2. Don’t get carried away with drop-down menus
Website usability studies have consistently shown that website visitors lose interest quickly when websites are covered with multiple drop-down menus. Here’s why:
- Visually, it’s not very appealing that every click unveils a filing cabinet of information. Users don’t want to hunt down information on your site.
- Too many drop-down menus have a high risk of error. Often pages haven’t been updated or were moved and result in error pages for the user.
If you must use drop-down menus
- Make sure they’re programmed for SEO. Often sites are running on outdated technology or the web developer overlooks using an optimized menu, while building the site. Without factoring in optimization, Google doesn’t know any of the pages within the drop-down exist.
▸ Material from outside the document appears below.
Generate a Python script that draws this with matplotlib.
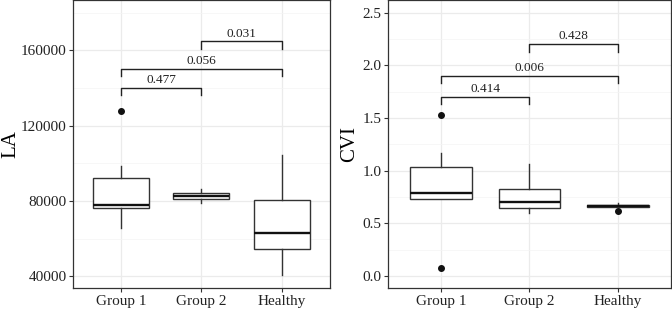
import matplotlib
matplotlib.use("Agg")
import matplotlib.pyplot as plt

plt.rcParams["font.family"] = ["Liberation Serif", "DejaVu Serif"]

groups = ["Group 1", "Group 2", "Healthy"]

# LA box statistics, one value per group
la_whislo = [65500, 79100, 40500]
la_q1 = [76300, 80900, 54300]
la_med = [78000, 82600, 63000]
la_q3 = [92400, 84400, 80400]
la_whishi = [98700, 86500, 104300]
la_fliers = [[128000], [], []]

# CVI box statistics
cvi_whislo = [0.728, 0.595, 0.655]
cvi_q1 = [0.728, 0.646, 0.657]
cvi_med = [0.791, 0.706, 0.665]
cvi_q3 = [1.032, 0.826, 0.675]
cvi_whishi = [1.165, 1.064, 0.69]
cvi_fliers = [[1.526, 0.079], [], [0.617]]

# significance brackets: (left group, right group, p label)
la_pairs = [(1, 2, "0.477"), (1, 3, "0.056"), (2, 3, "0.031")]
la_bracket_y = [140000, 150000, 164800]
cvi_pairs = [(1, 2, "0.414"), (1, 3, "0.006"), (2, 3, "0.428")]
cvi_bracket_y = [1.70, 1.90, 2.20]

DARK = "#333333"


def make_stats(whislo, q1, med, q3, whishi, fliers):
    out = []
    for i in range(len(groups)):
        out.append({"whislo": whislo[i], "q1": q1[i], "med": med[i],
                    "q3": q3[i], "whishi": whishi[i], "fliers": fliers[i]})
    return out


def style_axis(ax, ylim, major, minor, ylabel, label_x):
    ax.set_xlim(0.4, 3.6)
    ax.set_ylim(*ylim)
    ax.set_yticks(major)
    ax.set_yticks(minor, minor=True)
    ax.set_xticks([1, 2, 3])
    ax.set_xticklabels(groups)
    ax.grid(True, which="major", color="#EBEBEB", linewidth=0.9, zorder=0)
    ax.grid(True, which="minor", axis="y", color="#F4F4F4", linewidth=0.5, zorder=0)
    ax.set_axisbelow(True)
    for s in ax.spines.values():
        s.set_color(DARK)
        s.set_linewidth(0.9)
    ax.tick_params(which="major", length=3, width=0.8, color=DARK,
                   labelsize=11, labelcolor="#222222", pad=1.5)
    ax.tick_params(which="minor", length=0)
    ax.set_ylabel(ylabel, fontsize=15)
    ax.yaxis.set_label_coords(label_x, 0.5)


def draw_panel(ax, stats, pairs, bys, tip):
    ax.bxp(stats, positions=[1, 2, 3], widths=0.7, showcaps=False,
           patch_artist=True,
           boxprops=dict(facecolor="white", edgecolor=DARK, linewidth=1.0),
           whiskerprops=dict(color=DARK, linewidth=1.0),
           medianprops=dict(color="#111111", linewidth=1.7),
           flierprops=dict(marker="o", markerfacecolor="#111111",
                           markeredgecolor="#111111", markersize=4),
           zorder=3)
    for (a, b, lab), y in zip(pairs, bys):
        ax.plot([a, a, b, b], [y - tip, y, y, y - tip], color="#222222",
                linewidth=1.0, zorder=4)
        ax.text((a + b) / 2, y + tip * 0.25, lab, ha="center", va="bottom",
                fontsize=9.5, color="#222222")


fig = plt.figure(figsize=(6.72, 3.09), dpi=100)
W, H = 672, 309
ax1 = fig.add_axes([72.7 / W, (H - 288.3) / H, (330 - 72.7) / W, 288.3 / H])
ax2 = fig.add_axes([388 / W, (H - 288.3) / H, (671 - 388) / W, 288.3 / H])

draw_panel(ax1, make_stats(la_whislo, la_q1, la_med, la_q3, la_whishi, la_fliers),
           la_pairs, la_bracket_y, 3800)
style_axis(ax1, (33630, 186770), [40000, 80000, 120000, 160000],
           [60000, 100000, 140000, 180000], "LA", (20 - 72.7) / (330 - 72.7))
ax1.set_yticklabels(["40000", "80000", "120000", "160000"])

draw_panel(ax2, make_stats(cvi_whislo, cvi_q1, cvi_med, cvi_q3, cvi_whishi, cvi_fliers),
           cvi_pairs, cvi_bracket_y, 0.07)
style_axis(ax2, (-0.117, 2.62), [0.0, 0.5, 1.0, 1.5, 2.0, 2.5],
           [0.25, 0.75, 1.25, 1.75, 2.25], "CVI", (359 - 388) / (671 - 388))
ax2.set_yticklabels(["0.0", "0.5", "1.0", "1.5", "2.0", "2.5"])

fig.savefig("out.png", dpi=100)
As a result, certain types of drop-down menus could cause your website to rank poorly in Google.
- Consider a “mega drop-down” menu.
Mega drop-downs get kudos from a UI point of view. They offer your users a large range of options, often summarizing your entire website. The mega-drop down is ideal for a site that has a large collection of services, products, resources, etc to showcase.
3. Choose a good order for your website navigation scheme
It’s recommended to keep the number of items in your menu bar low (fewer than 7), however, it’s also recommended that you place them in a good order, as this can drastically affect your UX going forward. Studies have consistently shown that human attention and retention are at their highest when looking at the beginning and the end of a list. This is based on two cognitive principles called the “primary effect” and “recency effect”. Put simply, you are more likely to remember the first things in a list and you are more likely to remember things at the end of a list because they are the most “recent” items you’ve looked at, assuming you’ve read the list in the intended order.
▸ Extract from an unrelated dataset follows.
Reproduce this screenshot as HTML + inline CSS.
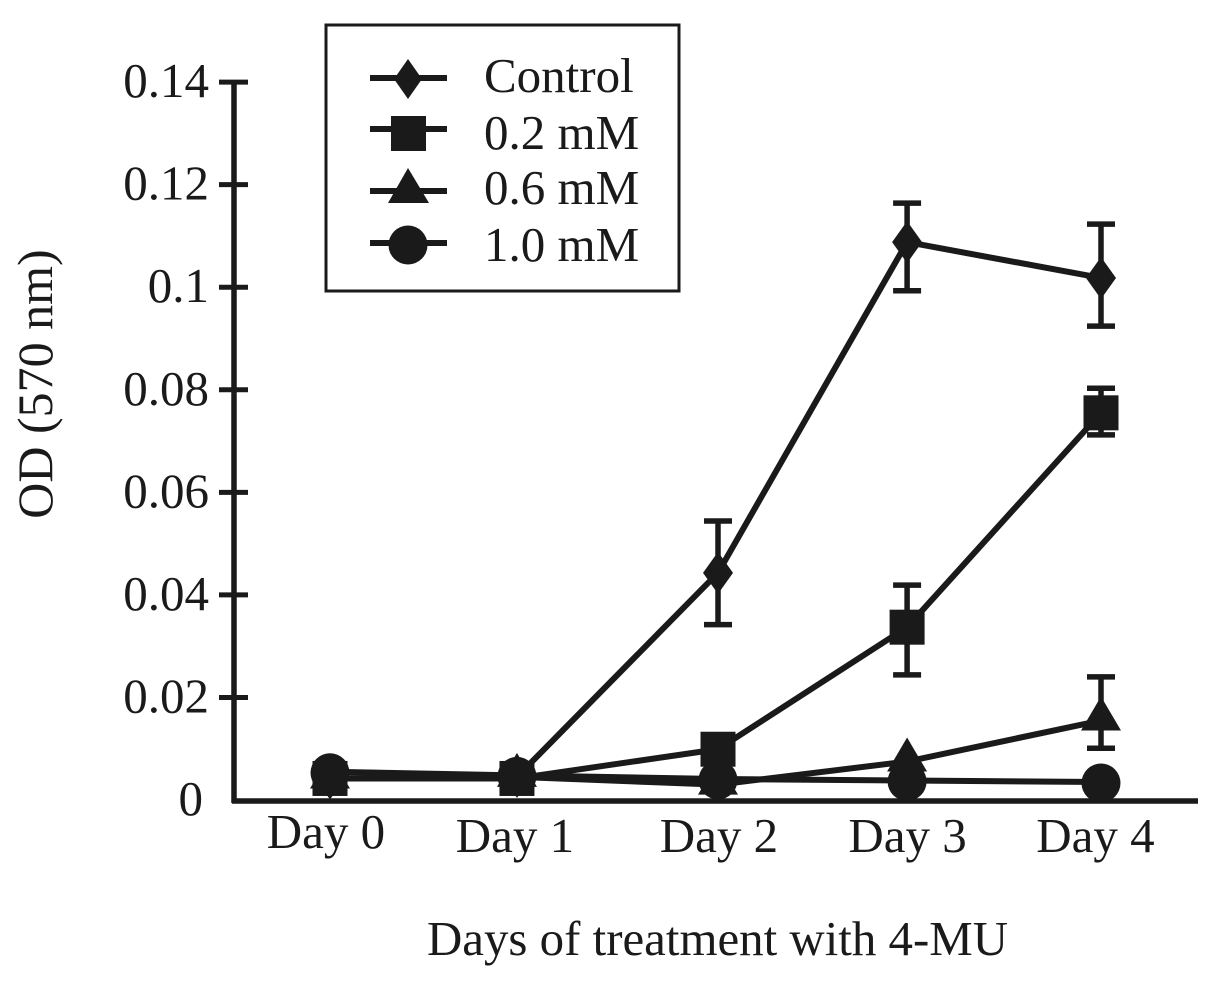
<!DOCTYPE html>
<html lang="en">
<head>
<meta charset="utf-8">
<title>OD vs days of treatment with 4-MU</title>
<style>
html,body{margin:0;padding:0;background:#fff;width:1217px;height:990px;overflow:hidden}
svg{display:block}
text{font-family:"Liberation Serif",serif;font-size:49px;fill:#1a1a1a}
</style>
</head>
<body>
<svg id="chart" width="1217" height="990" viewBox="0 0 1217 990" xmlns="http://www.w3.org/2000/svg">
  <rect x="0" y="0" width="1217" height="990" fill="#fff"/>
  <g id="series-layer"></g>
  <g id="axis-layer"></g>
  <text transform="translate(52,384) rotate(-90)" text-anchor="middle" style="font-size:50px">OD (570 nm)</text>
  <text x="427" y="955" textLength="581" lengthAdjust="spacingAndGlyphs">Days of treatment with 4-MU</text>
  <g>
    <rect x="326" y="25" width="353" height="266" fill="#fff" stroke="#1a1a1a" stroke-width="3"/>
    <g>
      <line x1="370" y1="78" x2="447" y2="78" stroke="#1a1a1a" stroke-width="6"/>
      <polygon points="408,59 422,79 408,99 394,79" fill="#1a1a1a"/>
      <text x="484" y="92">Control</text>
    </g>
    <g>
      <line x1="370" y1="129" x2="447" y2="129" stroke="#1a1a1a" stroke-width="6"/>
      <rect x="391" y="116" width="35" height="35" fill="#1a1a1a"/>
      <text x="484" y="149">0.2 mM</text>
    </g>
    <g>
      <line x1="370" y1="191" x2="447" y2="191" stroke="#1a1a1a" stroke-width="6"/>
      <polygon points="408,168 429,203 388,203" fill="#1a1a1a"/>
      <text x="484" y="204">0.6 mM</text>
    </g>
    <g>
      <line x1="370" y1="243" x2="447" y2="243" stroke="#1a1a1a" stroke-width="6"/>
      <circle cx="408" cy="245" r="19.5" fill="#1a1a1a"/>
      <text x="484" y="261">1.0 mM</text>
    </g>
  </g>
</svg>
<script>
const categories = ['Day 0', 'Day 1', 'Day 2', 'Day 3', 'Day 4'];
const categoryDays = [0, 0.97, 2.013, 2.994, 4];
const yTicks = [0, 0.02, 0.04, 0.06, 0.08, 0.1, 0.12, 0.14];
const yTickLabels = ['0', '0.02', '0.04', '0.06', '0.08', '0.1', '0.12', '0.14'];

const controlValues = [0.0042, 0.0045, 0.0443, 0.1088, 0.1018];
const controlUpper = [null, null, 0.0544, 0.1164, 0.1123];
const controlLower = [null, null, 0.0342, 0.0993, 0.0924];

const mM02Values = [0.0042, 0.0042, 0.0099, 0.0337, 0.0755];
const mM02Upper = [null, null, null, 0.0419, 0.0803];
const mM02Lower = [null, null, null, 0.0244, 0.0712];

const mM06Values = [0.0042, 0.0045, 0.003, 0.0075, 0.0155];
const mM06Upper = [null, null, null, null, 0.024];
const mM06Lower = [null, null, null, null, 0.0101];

const mM10Values = [0.0055, 0.0048, 0.0041, 0.0038, 0.0035];

const INK = '#1a1a1a';
const NS = 'http://www.w3.org/2000/svg';
const yScale = v => 800 - v * 5128;
const xScale = d => 330 + d * 192.75;

function make(tag, attrs, parent) {
  const el = document.createElementNS(NS, tag);
  for (const k in attrs) el.setAttribute(k, attrs[k]);
  parent.appendChild(el);
  return el;
}

const axisLayer = document.getElementById('axis-layer');
const seriesLayer = document.getElementById('series-layer');

const yAxis = make('line', {x1: 234, y1: 80, x2: 234, y2: 803, stroke: INK, 'stroke-width': 5.5}, axisLayer);


const xAxis = make('line', {x1: 232, y1: 801, x2: 1198, y2: 801, stroke: INK, 'stroke-width': 5.5}, axisLayer);



yTicks.forEach((t, i) => {
  const y = yScale(t);
  if (t > 0) {
    const tick = make('line', {x1: 219, y1: y, x2: 248, y2: y, stroke: INK, 'stroke-width': 5}, axisLayer);
    
    
  }
  const label = make('text', {x: t === 0 ? 203 : 209, y: y + 15, 'text-anchor': 'end'}, axisLayer);
  
  
  label.textContent = yTickLabels[i];
});

const labelNudge = [-4, -2, 1, 0.5, -5.5];
categories.forEach((c, i) => {
  const label = make('text', {x: xScale(categoryDays[i]) + labelNudge[i], y: i === 0 ? 848 : 852, 'text-anchor': 'middle'}, axisLayer);
  
  
  label.textContent = c;
});

function drawMarker(kind, x, y, parent) {
  let m;
  if (kind === 'diamond') {
    m = make('polygon', {points: [x, y - 21, x + 15, y, x, y + 21, x - 15, y].join(','), fill: INK}, parent);
  } else if (kind === 'square') {
    m = make('rect', {x: x - 17.5, y: y - 17.5, width: 35, height: 35, fill: INK}, parent);
  } else if (kind === 'triangle') {
    m = make('polygon', {points: [x, y - 24, x + 20, y + 10, x - 20, y + 10].join(','), fill: INK}, parent);
  } else {
    m = make('circle', {cx: x, cy: y + 1, r: 19.5, fill: INK}, parent);
  }
  
  
}

function drawSeries(name, kind, values, upper, lower) {
  const g = make('g', {}, seriesLayer);
  
  
  const pts = values.map((v, i) => xScale(categoryDays[i]) + ',' + yScale(v)).join(' ');
  const line = make('polyline', {points: pts, fill: 'none', stroke: INK, 'stroke-width': 6, 'stroke-linejoin': 'round'}, g);
  
  
  values.forEach((v, i) => {
    const x = xScale(categoryDays[i]);
    if (upper && upper[i] !== null) {
      const yU = yScale(upper[i]);
      const yL = yScale(lower[i]);
      const bar = make('path', {
        d: 'M' + x + ' ' + yU + 'V' + yL + 'M' + (x - 14) + ' ' + yU + 'H' + (x + 14) + 'M' + (x - 14) + ' ' + yL + 'H' + (x + 14),
        fill: 'none', stroke: INK, 'stroke-width': 5.5
      }, g);
      
      
    }
    drawMarker(kind, x, yScale(v), g);
  });
}

drawSeries('series-control', 'diamond', controlValues, controlUpper, controlLower);
drawSeries('series-0-2-mm', 'square', mM02Values, mM02Upper, mM02Lower);
drawSeries('series-0-6-mm', 'triangle', mM06Values, mM06Upper, mM06Lower);
drawSeries('series-1-0-mm', 'circle', mM10Values, null, null);
</script>
</body>
</html>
As you may have guessed, website navigation developers and psychologists have a lot in common! Because of these aforementioned cognitive principles, it is recommended that you put the items which are most important to your visitors at the beginning and the end of your menu navigation system, thereby enhancing your UI and making a user-centric website layout.
4. Don’t forget about mobile!
52.2% of all web traffic now comes from mobile phones as opposed to laptops or desktop computers. This means that there’s a very good chance the majority of your website visitors will be viewing your website on a mobile phone, tablet, or another similar smart device. As a result, you need to ensure that your website is responsive and uses an effective navigation scheme for mobile.
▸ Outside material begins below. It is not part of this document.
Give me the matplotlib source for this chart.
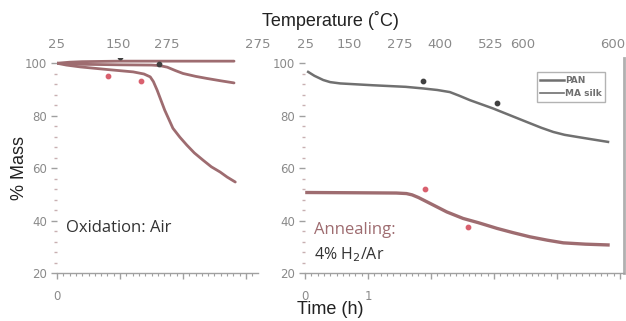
import matplotlib
matplotlib.use("Agg")
import matplotlib.pyplot as plt
from matplotlib.ticker import MultipleLocator
import numpy as np

# ---------------- data (time in h, % mass) ----------------
# Oxidation panel (left)
ox_a_t = [0.0, 0.2, 0.4, 1.0, 1.7, 2.3, 2.81]
ox_a_m = [100.0, 100.4, 100.6, 100.8, 100.8, 100.8, 100.8]
ox_b_t = [0.0, 0.15, 0.37, 1.0, 1.5, 1.63, 1.75, 1.88, 2.0, 2.2, 2.38, 2.6, 2.81]
ox_b_m = [100.0, 99.8, 99.6, 99.4, 99.3, 99.1, 98.5, 97.2, 96.1, 95.0, 94.2, 93.3, 92.5]
ox_c_t = [0.0, 0.15, 0.37, 0.8, 1.21, 1.38, 1.48, 1.53, 1.59, 1.71, 1.84, 1.95, 2.06,
          2.18, 2.32, 2.45, 2.59, 2.7, 2.83]
ox_c_m = [100.0, 99.3, 98.6, 97.6, 96.7, 95.9, 94.8, 93.0, 89.7, 82.1, 75.2, 71.8, 68.8,
          65.8, 63.0, 60.5, 58.5, 56.6, 54.7]
ox_dark_t = [1.0, 1.62]
ox_dark_m = [102.4, 99.9]
ox_red_t = [0.81, 1.33]
ox_red_m = [95.0, 93.3]

# Annealing panel (right)
pan_t = [0.05, 0.15, 0.29, 0.4, 0.56, 1.08, 1.6, 1.87, 2.1, 2.30, 2.45, 2.62, 2.98,
         3.25, 3.52, 3.75, 3.94, 4.12, 4.32, 4.55, 4.81]
pan_m = [96.7, 95.2, 93.6, 92.8, 92.3, 91.6, 91.0, 90.4, 89.8, 89.0, 87.6, 85.9, 82.8,
         80.2, 77.6, 75.4, 73.8, 72.7, 71.9, 71.0, 70.0]
silk_t = [0.03, 0.8, 1.45, 1.61, 1.7, 1.8, 2.03, 2.25, 2.51, 2.75, 3.05, 3.3, 3.57,
          3.85, 4.10, 4.45, 4.81]
silk_m = [50.7, 50.6, 50.5, 50.3, 49.8, 48.8, 46.0, 43.3, 40.8, 39.2, 37.0, 35.4, 33.8,
          32.5, 31.5, 31.0, 30.7]
an_dark_t = [1.87, 3.05]
an_dark_m = [93.3, 84.9]
an_red_t = [1.90, 2.59]
an_red_m = [51.9, 37.4]

# tick labels
y_ticks = [20, 40, 60, 80, 100]
left_temp_pos = [0.0, 0.98, 1.75, 3.19]
left_temp_lbl = ["25", "150", "275", "275"]
right_temp_pos = [0.0, 0.71, 1.51, 2.14, 2.94, 3.46, 4.88]
right_temp_lbl = ["25", "150", "275", "400", "525", "600", "600"]
left_time_lbl = ["0"]
right_time_lbl = ["0", "1"]
legend_labels = ["PAN", "MA silk"]

# ---------------- styling ----------------
MAROON = "#9e6c70"
GRAY = "#707070"
TICKGRAY = "#8a8a8a"
AXGRAY = "#a0a0a0"

fig = plt.figure(figsize=(6.26, 3.21), dpi=100)
bottom = 1 - 273 / 321
top = 1 - 58 / 321
axL = fig.add_axes([57 / 626, bottom, 201 / 626, top - bottom])
axR = fig.add_axes([305 / 626, bottom, 319 / 626, top - bottom])

for ax, xmax in ((axL, 201 / 63), (axR, 319 / 63)):
    ax.set_xlim(0, xmax)
    ax.set_ylim(20, 102)
    for s in ("top", "left", "right"):
        ax.spines[s].set_visible(False)
    ax.spines["bottom"].set_color(AXGRAY)
    ax.spines["bottom"].set_linewidth(1.0)
    ax.set_yticks(y_ticks)
    ax.set_yticklabels([str(v) for v in y_ticks])
    ax.yaxis.set_minor_locator(MultipleLocator(4))
    ax.tick_params(axis="y", which="major", length=4, width=1, color=AXGRAY,
                   labelcolor=TICKGRAY, labelsize=8.5, pad=3)
    ax.tick_params(axis="y", which="minor", length=2, width=1, color="#c8b0b2")
    ax.xaxis.set_minor_locator(MultipleLocator(0.1))
    ax.tick_params(axis="x", which="major", length=4, width=1, color=AXGRAY,
                   labelcolor=TICKGRAY, labelsize=8.5, pad=8)
    ax.tick_params(axis="x", which="minor", length=2, width=0.8, color=AXGRAY)
    ax.patch.set_alpha(0)

axL.set_xticks([0, 1, 2, 3])
axL.set_xticklabels(left_time_lbl + ["", "", ""])
axR.set_xticks([0, 1, 2, 3, 4, 5])
axR.set_xticklabels(right_time_lbl + ["", "", "", ""])

# left panel curves
for tt, mm in ((ox_a_t, ox_a_m), (ox_b_t, ox_b_m), (ox_c_t, ox_c_m)):
    axL.plot(tt, mm, color=MAROON, lw=2.0, solid_capstyle="round", solid_joinstyle="round")
axL.scatter(ox_dark_t, ox_dark_m, s=10, color="#404040", zorder=5)
axL.scatter(ox_red_t, ox_red_m, s=10, color="#d9606e", zorder=5)

# right panel curves
axR.plot(pan_t, pan_m, color=GRAY, lw=1.8, label=legend_labels[0], solid_joinstyle="round")
axR.plot(silk_t, silk_m, color=MAROON, lw=2.4, solid_joinstyle="round")
axR.plot([], [], color=GRAY, lw=1.2, label=legend_labels[1])
axR.scatter(an_dark_t, an_dark_m, s=10, color="#404040", zorder=5)
axR.scatter(an_red_t, an_red_m, s=10, color="#d9606e", zorder=5)

axR.spines["right"].set_visible(True)
axR.spines["right"].set_color("#b0b0b0")
axR.spines["right"].set_linewidth(2.0)

leg = axR.legend(loc="upper right", bbox_to_anchor=(0.955, 0.955), fontsize=6.5,
                 frameon=True, fancybox=False, handlelength=2.6, handletextpad=0.1,
                 borderpad=0.4, labelspacing=0.5)
leg.get_frame().set_edgecolor("#a0a0a0")
leg.get_frame().set_linewidth(1.0)
for t in leg.get_texts():
    t.set_color(GRAY)
    t.set_fontweight("bold")

# top temperature axes
for ax, pos, lbl in ((axL, left_temp_pos, left_temp_lbl), (axR, right_temp_pos, right_temp_lbl)):
    tw = ax.twiny()
    tw.set_xlim(ax.get_xlim())
    tw.set_xticks(pos)
    tw.set_xticklabels(lbl)
    for s in tw.spines.values():
        s.set_visible(False)
    tw.tick_params(axis="x", length=0, labelcolor=TICKGRAY, labelsize=9.5, pad=5)

# text
fig.text(330 / 626, 1 - 20 / 321, "Temperature (\u02daC)", ha="center", va="center",
         fontsize=13, family="Liberation Sans", color="#222222")
fig.text(330 / 626, 1 - 310 / 321, "Time (h)", ha="center", va="center",
         fontsize=13, family="Liberation Sans", color="#222222")
fig.text(20 / 626, 1 - 168 / 321, "% Mass", ha="center", va="center", rotation=90,
         fontsize=13, family="Liberation Sans", color="#222222")
fig.text(66 / 626, 1 - 228 / 321, "Oxidation: Air", ha="left", va="center",
         fontsize=12, family="Open Sans", color="#333333")
fig.text(314 / 626, 1 - 230 / 321, "Annealing:", ha="left", va="center",
         fontsize=12, family="Open Sans", color=MAROON)
fig.text(314 / 626, 1 - 255 / 321, "4% H$_2$/Ar", ha="left", va="center",
         fontsize=11.5, family="Open Sans", color="#333333")

fig.savefig("out.png", dpi=100)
Consider the following industry standard for mobile navigation.
If you’ve ever used your mobile phone to browse a website, you’ve probably come across the infamous “hamburger icon”. This icon has become the standard for many mobile websites, quickly popping up in the mobile website navigation bars of developers all over the world. It looks like the figure at right, consisting of 3 short horizontal lines which sit on top of one another, and it shows you where to tap in order to see a website navigation menu.
Although we can’t tell you how to design an entire mobile responsive website from scratch, we highly recommend using a “hamburger icon” to help your visitors find their way around your website. It also takes up little to now room on your mobile homepage. One thing to note: Although many will be familiar with this icon, you may have some visitors who are less familiar, so be prepared to add “menu” next to the icon if your audience is less technical.